Mae (Emma Watson) is a smart young woman who’s a bit down on her luck with money and in a dead end job when she gets a dream gig at a giant tech company called The Circle, a fictional amalgam of Google, Facebook and Apple complete with its own charismatic, turtleneck-wearing CEO Bailey (Tom Hanks) who espouses a philosophy that technology will save the world and who has Wall Street and consumers eating out of his hand.

Despite some initial stumbles, Mae buys into the corporate culture, complete with the most Silicon Valley of satirical memes, drinking the Kool-aid (someone in the film even says it).

Early on, Bailey has released a low powered, ultra-cheap camera he intends to see distributed far and wide across the world with a vision of promoting openness and accountability. As Mae says later during her high-powered town hall meeting-style presentation (again modelled on Apple); ‘secrets are lies’.

She decides to live it by wearing the special cameras 24/7, reporting on and sharing every moment of her life with everyone who cares to tune in. It’s no real surprise to know that it’s all going to go wrong, because unless you didn’t realise, the intent of the film’s theme is that everything Mae comes to believe is dangerously wrong – that there is a reason and a place for privacy, that technology’s continual encroachment on our lives is actually insidious and that dumb millennials who’ve grown up with phones in their hands can’t see it.

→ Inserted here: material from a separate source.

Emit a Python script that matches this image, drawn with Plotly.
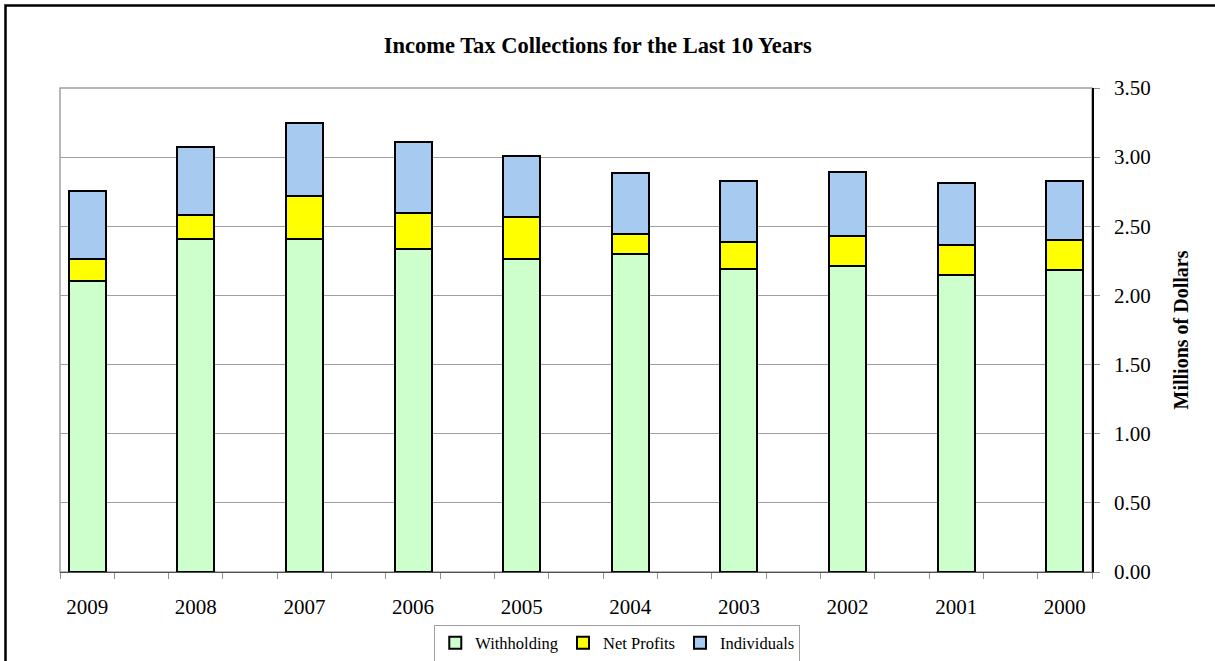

The story is okay enough even though there are no real surprises where any of it’s going to go. Eggers’ novel might be more interesting so long as it’s well written because he certainly has something to say, but the script and the direction are way too heavy handed about it, ham fisted pulpiteering about privacy, individualism and the charm of the old ways thundered down in every scene.

But the other fatal flaw is the performances. Tom Hanks can do almost anything (he didn’t even falter in “A Hologram For the King” – it was the story around him that sucked), and he can do this kind of thing in his sleep – he’s just not in it very much despite appearing so prominently in the marketing. Patton Oswalt as The Circle’s COO is also a pleasant surprise, exuding an air of menace we haven’t seen from him.

But the character of Mae’s friend/kind-of-romantic-interest Mercer is played by Ellar Coltrane, the kid we saw grow up in Boyhood and who nobody else seemed to realise at the time can’t act.

Then there’s Watson herself. If you saw Beauty and the Beast (and apparently everybody did) you saw glimpses of her trying and failing, but in “The Circle” she has no CGI clocks or candles, dance numbers, songs or wizarding to prop her up, and she’s just not that good an actress.

There’s a good movie somewhere about switching off and disconnecting, but this isn’t it.